You need to put your foot down, not tomorrow but today. By bailing him out each time you are enabling this destructive behavior.
Please consider my answers here as I have a 21 year old son, a 19 year old son, a 13 year old daughter, and a 5 year old son.

Originally Posted by
fearlesspink
Everytime we have gotten him out of what ever trouble he has gotten into.
See, he KNOWS you will "bail" him out. He is not responsible for the consequences to his actions.

Originally Posted by
fearlesspink
He will only work 30 hours a week or he "gets sick"
Again, he knows you will bail him out. You have to stop enabling him and make him pay for his own actions. Yes, it is hard, but MUST be done if you want him to be responsible.

Originally Posted by
fearlesspink
We are feed up but what do we do?
Make HIM pay, he did the "crime" so to speak, he must do the "time" again so to speak.

Originally Posted by
fearlesspink
He can't afford to live on his own
He could if he had to.

Originally Posted by
fearlesspink
if we make him leave how will he make it
He will have to buck up and work 40 hours or get a second job.

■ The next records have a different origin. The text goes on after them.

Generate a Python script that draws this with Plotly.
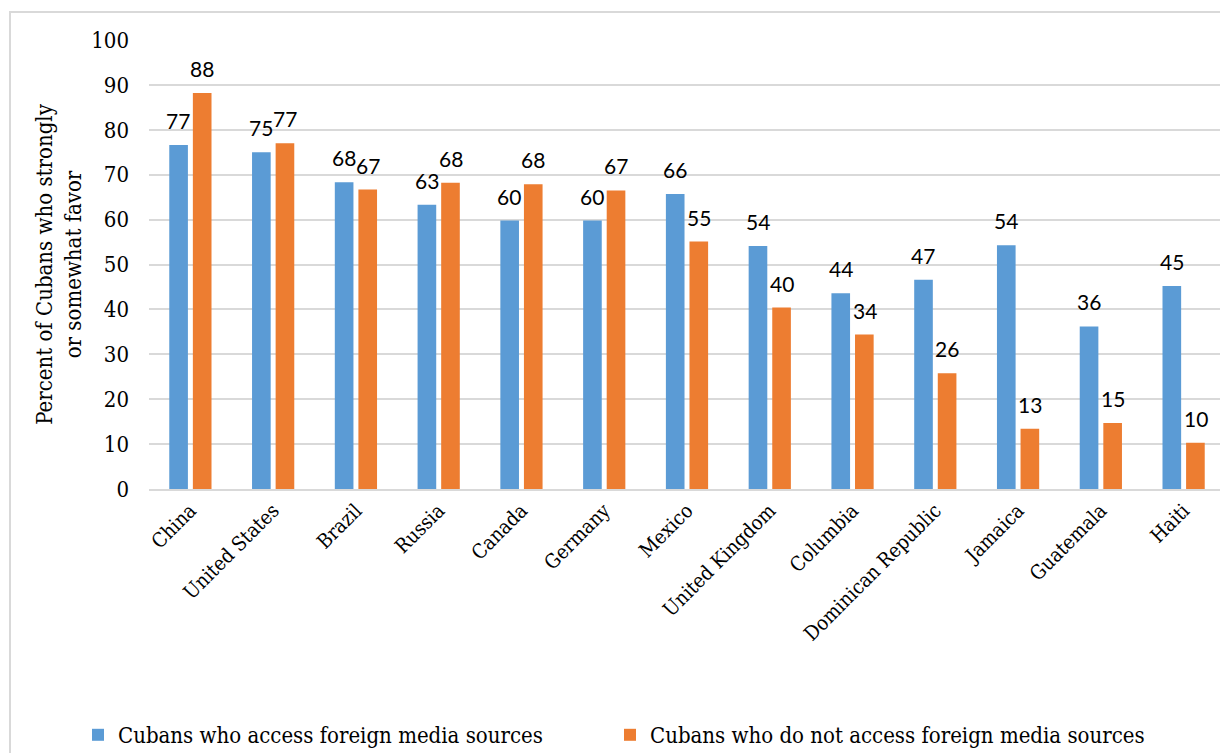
import plotly.graph_objects as go

countries = ["China", "United States", "Brazil", "Russia", "Canada", "Germany", "Mexico",
             "United Kingdom", "Columbia", "Dominican Republic", "Jamaica", "Guatemala", "Haiti"]
access_vals = [76.6, 75.0, 68.3, 63.3, 59.8, 59.8, 65.7, 54.1, 43.6, 46.6, 54.3, 36.2, 45.2]
access_labels = ["77", "75", "68", "63", "60", "60", "66", "54", "44", "47", "54", "36", "45"]
noaccess_vals = [88.2, 77.0, 66.7, 68.2, 67.9, 66.5, 55.1, 40.4, 34.4, 25.8, 13.4, 14.7, 10.3]
noaccess_labels = ["88", "77", "67", "68", "68", "67", "55", "40", "34", "26", "13", "15", "10"]

series_names = ["Cubans who access foreign media sources",
                "Cubans who do not access foreign media sources"]
colors = ["#5B9BD5", "#ED7D31"]

serif = "DejaVu Serif Condensed, DejaVu Serif, serif"
label_font = dict(family="Lato, Liberation Sans, Arial, sans-serif", size=21, color="#000000")

# page has an 8px body margin; figure coords = page coords - 8
OFF = 8
W, H = 1228 - OFF, 753 - OFF
plot_left, plot_right, plot_top, plot_bottom = 149 - OFF, 1225 - OFF, 40 - OFF, 489 - OFF
L, R, T, B = plot_left, W - plot_right, plot_top, H - plot_bottom
pw, ph = W - L - R, H - T - B

def px_x(x):  # page px -> paper
    return (x - OFF - L) / pw

def px_y(y):
    return (plot_bottom - (y - OFF)) / ph

fig = go.Figure()
series = [(series_names[0], access_vals, access_labels, colors[0], -12, "legend"),
          (series_names[1], noaccess_vals, noaccess_labels, colors[1], 12, "legend2")]
annotations = []
for name, vals, labs, col, xs, leg in series:
    fig.add_trace(go.Bar(
        x=countries, y=vals, name=name, legend=leg,
        marker=dict(color=col, line=dict(width=0)),
        hoverinfo="x+y+name",
    ))
    for c, v, t in zip(countries, vals, labs):
        annotations.append(dict(x=c, y=v, xref="x", yref="y", text=t, showarrow=False,
                                xshift=xs, yshift=10, yanchor="bottom", xanchor="center",
                                font=label_font))

legend_common = dict(orientation="h", xanchor="left", yanchor="middle",
                     font=dict(family=serif, size=22, color="#000000"),
                     itemwidth=30, bgcolor="rgba(0,0,0,0)")

fig.update_layout(
    width=W, height=H,
    margin=dict(l=L, r=R, t=T, b=B, autoexpand=False),
    paper_bgcolor="white", plot_bgcolor="white",
    barmode="group", bargap=0.43, bargroupgap=0.21,
    font=dict(family=serif, color="#000000"),
    showlegend=True,
    legend=dict(x=px_x(78), y=px_y(735), **legend_common),
    legend2=dict(x=px_x(610), y=px_y(735), **legend_common),
    xaxis=dict(tickangle=-45, tickfont=dict(family=serif, size=20, color="#000000"),
               showgrid=False, showline=True, linecolor="#d9d9d9", linewidth=2,
               ticks="", automargin=False),
    yaxis=dict(range=[0, 100], dtick=10, tickfont=dict(family=serif, size=22, color="#000000"),
               showgrid=True, gridcolor="#d9d9d9", gridwidth=1.5,
               zeroline=False, showline=False, ticks="", ticklabelstandoff=19,
               title=dict(text="Percent of Cubans who strongly<br>or somewhat favor",
                          font=dict(family=serif, size=22, color="#000000"), standoff=3),
               automargin=False),
    annotations=annotations,
    shapes=[dict(type="rect", xref="paper", yref="paper",
                 x0=px_x(10), x1=px_x(1240), y0=px_y(765), y1=px_y(12),
                 line=dict(color="#d9d9d9", width=2), fillcolor="rgba(0,0,0,0)", layer="below")],
)

fig.write_html("out.html")
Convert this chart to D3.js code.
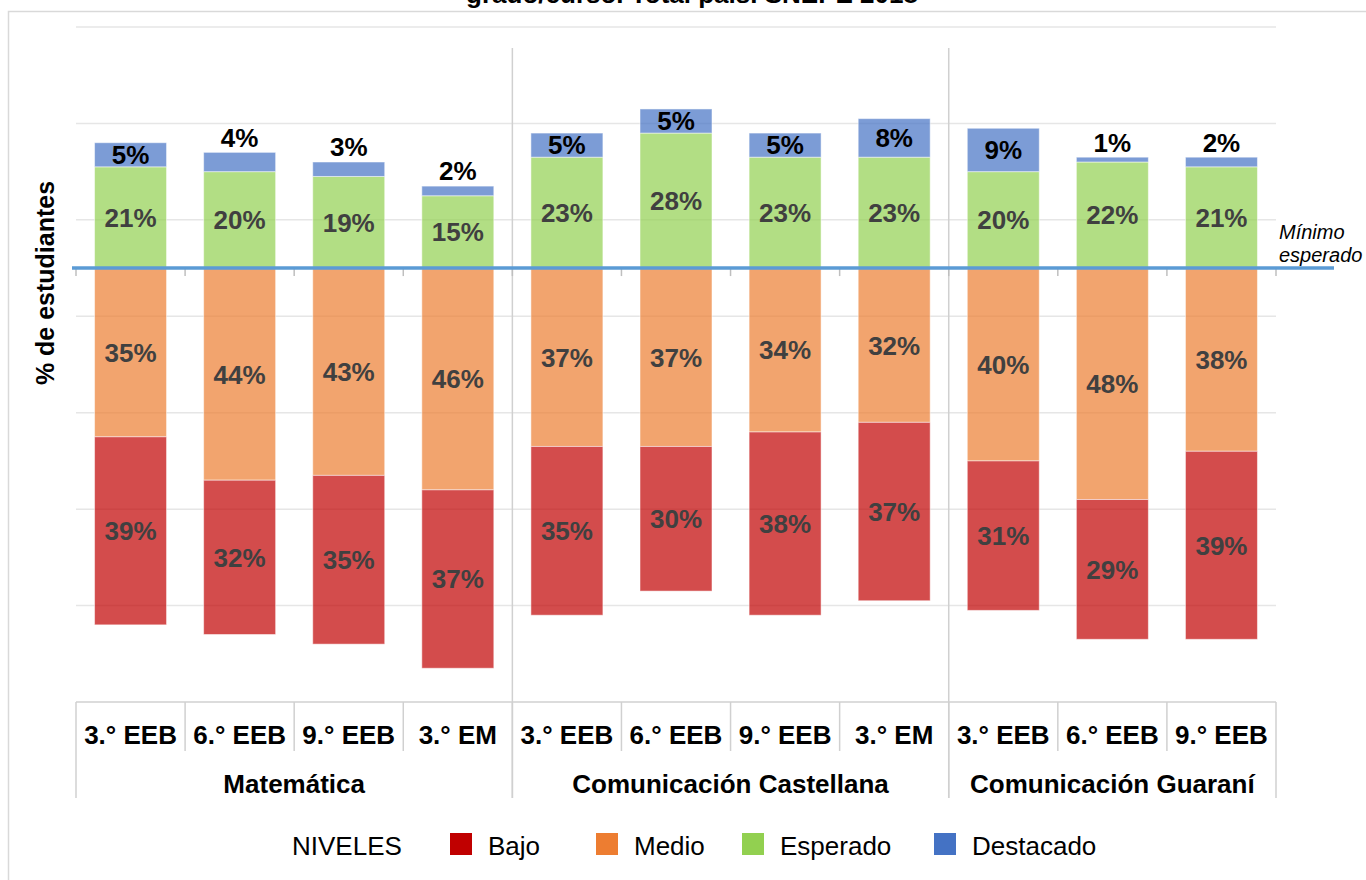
<!DOCTYPE html>
<html>
<head>
<meta charset="utf-8">
<script src="https://cdn.jsdelivr.net/npm/d3@7"></script>
<style>
  body { margin: 0; background: #fff; }
  svg { display: block; font-family: "Liberation Sans", Arial, sans-serif; }
</style>
</head>
<body>
<svg id="svg" width="1366" height="880"></svg>
<script>
// data (% of students per level)
var categories = ["3.° EEB", "6.° EEB", "9.° EEB", "3.° EM",
                  "3.° EEB", "6.° EEB", "9.° EEB", "3.° EM",
                  "3.° EEB", "6.° EEB", "9.° EEB"];
var areas = ["Matemática", "Comunicación Castellana", "Comunicación Guaraní"];
var areaSize = [4, 4, 3];
var bajo      = [39, 32, 35, 37, 35, 30, 38, 37, 31, 29, 39];
var medio     = [35, 44, 43, 46, 37, 37, 34, 32, 40, 48, 38];
var esperado  = [21, 20, 19, 15, 23, 28, 23, 23, 20, 22, 21];
var destacado = [5, 4, 3, 2, 5, 5, 5, 8, 9, 1, 2];
var levels = ["Bajo", "Medio", "Esperado", "Destacado"];
var levelColors = ["#C00000", "#ED7D31", "#92D050", "#4472C4"];
var gridValues = [50, 30, 10, -10, -30, -50, -70];

window.onload = function() {
    var svg = d3.select("#svg");
    var left = 76, right = 1276;

    var x = d3.scaleBand()
        .domain(d3.range(categories.length))
        .range([left, right])
        .paddingInner(0.34)
        .paddingOuter(0.17);

    var y = d3.scaleLinear()
        .domain([-90, 50])
        .range([702, 27]);

    var color = d3.scaleOrdinal().domain(levels).range(levelColors);

    // outer frame + cut title
    svg.append("rect")
        .attr("x", 8.5).attr("y", 11.5)
        .attr("width", 1450).attr("height", 950)
        .attr("fill", "none").attr("stroke", "#D9D9D9").attr("stroke-width", 1.5);

    svg.append("text")
        .attr("x", 692).attr("y", 3)
        .attr("text-anchor", "middle")
        .attr("font-size", 26).attr("font-weight", "bold")
        .text("grado/curso. Total país. SNEPE 2018");

    // gridlines
    svg.selectAll(".grid")
        .data(gridValues)
        .enter().append("line")
        .attr("class", "grid")
        .attr("x1", left).attr("x2", right)
        .attr("y1", function(d) { return y(d); })
        .attr("y2", function(d) { return y(d); })
        .attr("stroke", "#E6E6E6").attr("stroke-width", 1.5);

    // area separators through the plot
    var bounds = [0];
    areaSize.forEach(function(n, i) { bounds.push(bounds[i] + n); });
    var step = x.step();

    svg.selectAll(".sep")
        .data(bounds.slice(1, -1))
        .enter().append("line")
        .attr("x1", function(d) { return left + d * step; })
        .attr("x2", function(d) { return left + d * step; })
        .attr("y1", 48).attr("y2", 798)
        .attr("stroke", "#D0D0D0").attr("stroke-width", 1.5);

    // segments
    var segs = [];
    categories.forEach(function(c, i) {
        segs.push({ i: i, level: "Medio", v: medio[i], y0: 0, y1: -medio[i] });
        segs.push({ i: i, level: "Bajo", v: bajo[i], y0: -medio[i], y1: -medio[i] - bajo[i] });
        segs.push({ i: i, level: "Esperado", v: esperado[i], y0: 0, y1: esperado[i] });
        segs.push({ i: i, level: "Destacado", v: destacado[i], y0: esperado[i], y1: esperado[i] + destacado[i] });
    });

    svg.selectAll(".bar")
        .data(segs)
        .enter().append("rect")
        .attr("class", "bar")
        .attr("x", function(d) { return x(d.i); })
        .attr("width", x.bandwidth())
        .attr("y", function(d) { return Math.min(y(d.y0), y(d.y1)); })
        .attr("height", function(d) { return Math.abs(y(d.y0) - y(d.y1)); })
        .attr("fill", function(d) { return color(d.level); })
        .attr("fill-opacity", 0.7)
        .attr("stroke", "#fff").attr("stroke-opacity", 0.5).attr("stroke-width", 1);

    // bottom axis line and baseline ticks
    svg.append("line")
        .attr("x1", left).attr("x2", right)
        .attr("y1", y(-90)).attr("y2", y(-90))
        .attr("stroke", "#D0D0D0").attr("stroke-width", 1.5);

    svg.selectAll(".tick0")
        .data(d3.range(categories.length + 1))
        .enter().append("line")
        .attr("x1", function(d) { return left + d * step; })
        .attr("x2", function(d) { return left + d * step; })
        .attr("y1", y(0)).attr("y2", y(0) + 8)
        .attr("stroke", "#BFBFBF").attr("stroke-width", 1.5);

    // minimo esperado line
    svg.append("line")
        .attr("x1", 72).attr("x2", 1334)
        .attr("y1", y(0)).attr("y2", y(0))
        .attr("stroke", "#5B9BD5").attr("stroke-width", 3.5);

    svg.append("text")
        .attr("x", 1279).attr("y", 239)
        .attr("font-size", 20).attr("font-style", "italic")
        .text("Mínimo");
    svg.append("text")
        .attr("x", 1279).attr("y", 262)
        .attr("font-size", 20).attr("font-style", "italic")
        .text("esperado");

    // data labels
    svg.selectAll(".lbl")
        .data(segs)
        .enter().append("text")
        .attr("class", "lbl")
        .attr("x", function(d) { return x(d.i) + x.bandwidth() / 2; })
        .attr("y", function(d) {
            if (d.level == "Destacado" && d.v < 5) return y(d.y1) - 15;
            return (y(d.y0) + y(d.y1)) / 2;
        })
        .attr("dy", "0.36em")
        .attr("text-anchor", "middle")
        .attr("font-size", 26).attr("font-weight", "bold")
        .attr("fill", function(d) { return d.level == "Destacado" ? "#000" : "#404040"; })
        .text(function(d) { return d.v + "%"; });

    // category axis (two rows)
    svg.selectAll(".cdiv")
        .data(d3.range(categories.length + 1))
        .enter().append("line")
        .attr("x1", function(d) { return left + d * step; })
        .attr("x2", function(d) { return left + d * step; })
        .attr("y1", y(-90))
        .attr("y2", function(d) { return bounds.indexOf(d) >= 0 ? 798 : 751; })
        .attr("stroke", "#D0D0D0").attr("stroke-width", 1.5);

    svg.selectAll(".cat")
        .data(categories)
        .enter().append("text")
        .attr("x", function(d, i) { return x(i) + x.bandwidth() / 2; })
        .attr("y", 744)
        .attr("text-anchor", "middle")
        .attr("font-size", 26).attr("font-weight", "bold")
        .text(function(d) { return d; });

    svg.selectAll(".area")
        .data(areas)
        .enter().append("text")
        .attr("x", function(d, i) { return left + (bounds[i] + bounds[i + 1]) / 2 * step; })
        .attr("y", 793)
        .attr("text-anchor", "middle")
        .attr("font-size", 26).attr("font-weight", "bold")
        .text(function(d) { return d; });

    // y axis title
    svg.append("text")
        .attr("transform", "translate(54,283) rotate(-90)")
        .attr("text-anchor", "middle")
        .attr("font-size", 25).attr("font-weight", "bold")
        .text("% de estudiantes");

    // legend
    var legendX = [450, 596, 742, 934];
    svg.append("text")
        .attr("x", 292).attr("y", 855)
        .attr("font-size", 26)
        .text("NIVELES");

    var items = svg.selectAll(".leg")
        .data(levels)
        .enter().append("g")
        .attr("transform", function(d, i) { return "translate(" + legendX[i] + ",833)"; });
    items.append("rect")
        .attr("width", 22).attr("height", 22)
        .attr("fill", function(d) { return color(d); });
    items.append("text")
        .attr("x", 38).attr("y", 22)
        .attr("font-size", 26)
        .text(function(d) { return d; });
};
</script>
</body>
</html>
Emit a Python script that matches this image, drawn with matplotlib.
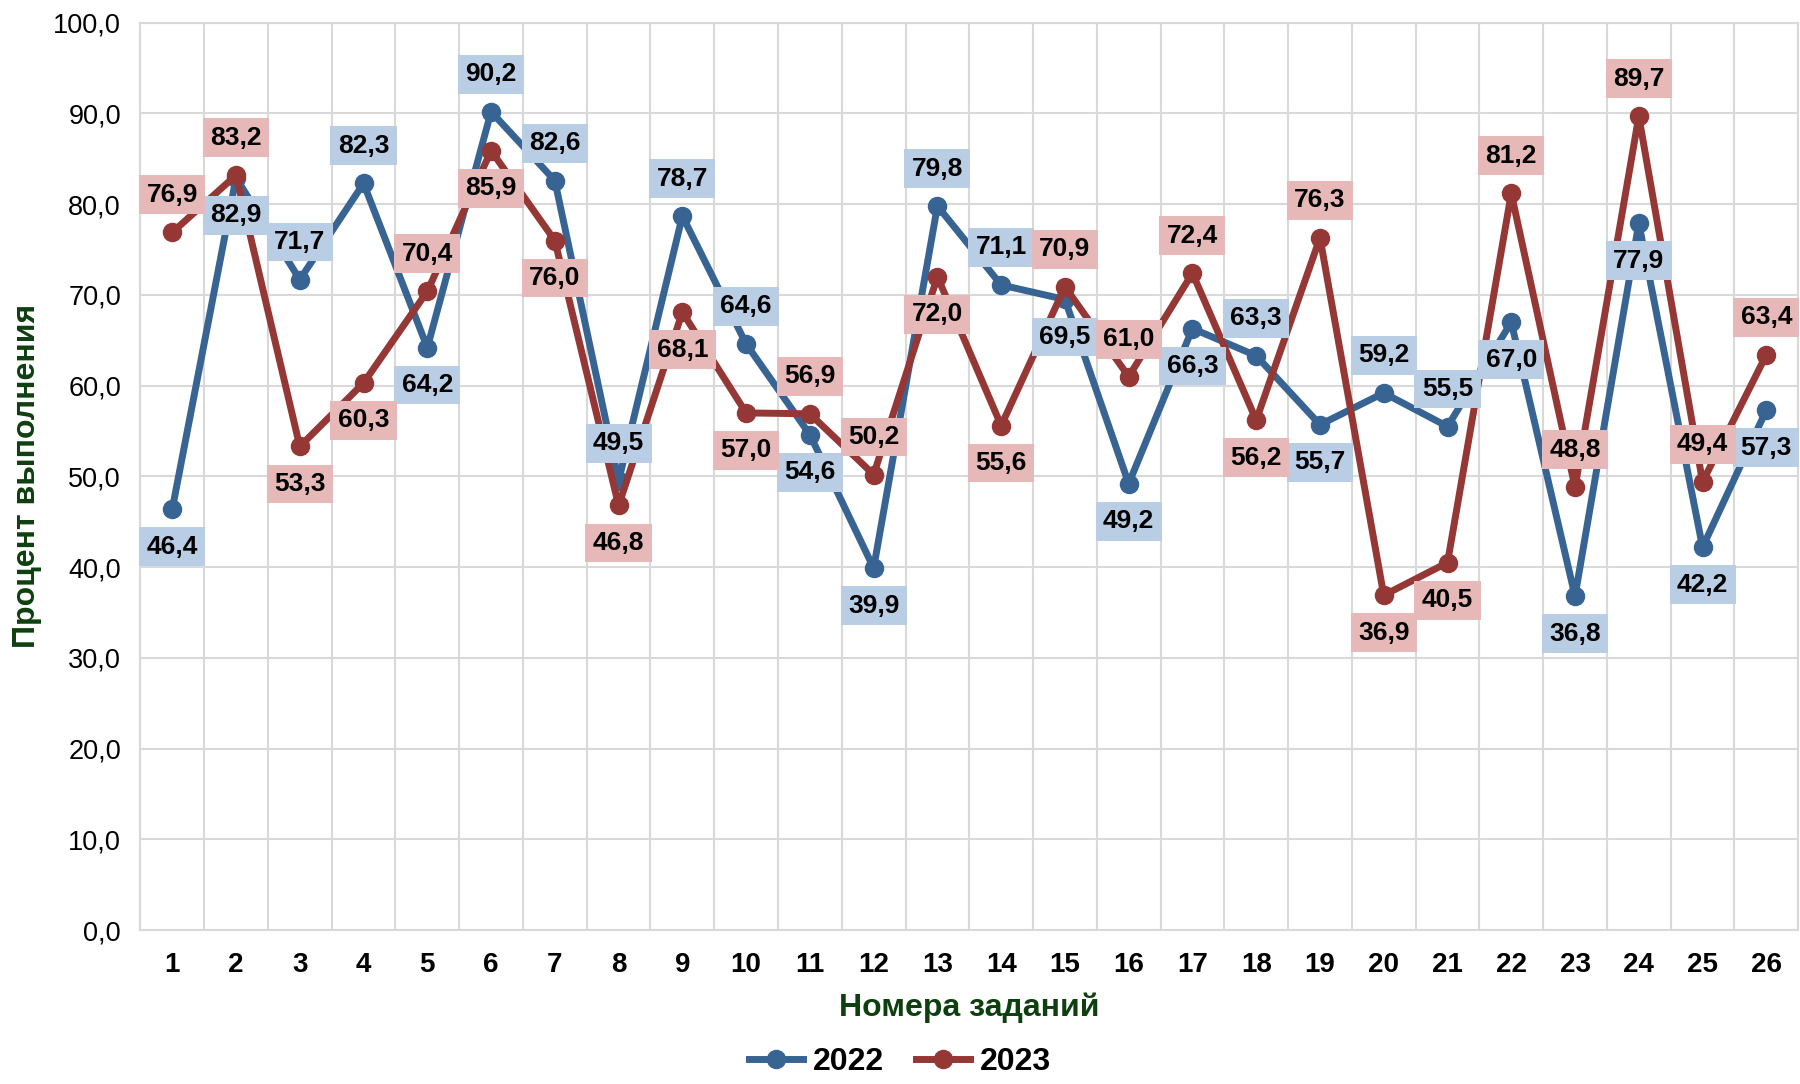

He will do this if he HAS to.

Originally Posted by
fearlesspink
and how do we live with the guilt?
You won't feel the guilt once he has learned responsibility, and it may be a bitter pill for him to swallow, but he will, eventually.

Originally Posted by
fearlesspink
you know we are attempting to make him pay back all the he owes us due to the above mentioned and are worried if he moves out he will never pay us back!
This will probably never happen. So it is best to cut your losses and start with a clean slate.
You see, as I said above, you are enabling his destructive behavior. Not only is it destructive to him, but to your marriage as well.
This is something we all as parents have gone through in one way, shape or form in our lives of rearing children.
If you don't nip this in the bud now, where do you think he will be when he is 29 or even 39? Still at home with Mom and Dad taking all of the responsibility for his actions.
It is time you bite the bullet, lay down the law, and MAKE him suffer HIS consequences. You have done your share of suffering. He is now and adult and, as such, needs to learn to be one. Even if you have to use tough love to get the point across.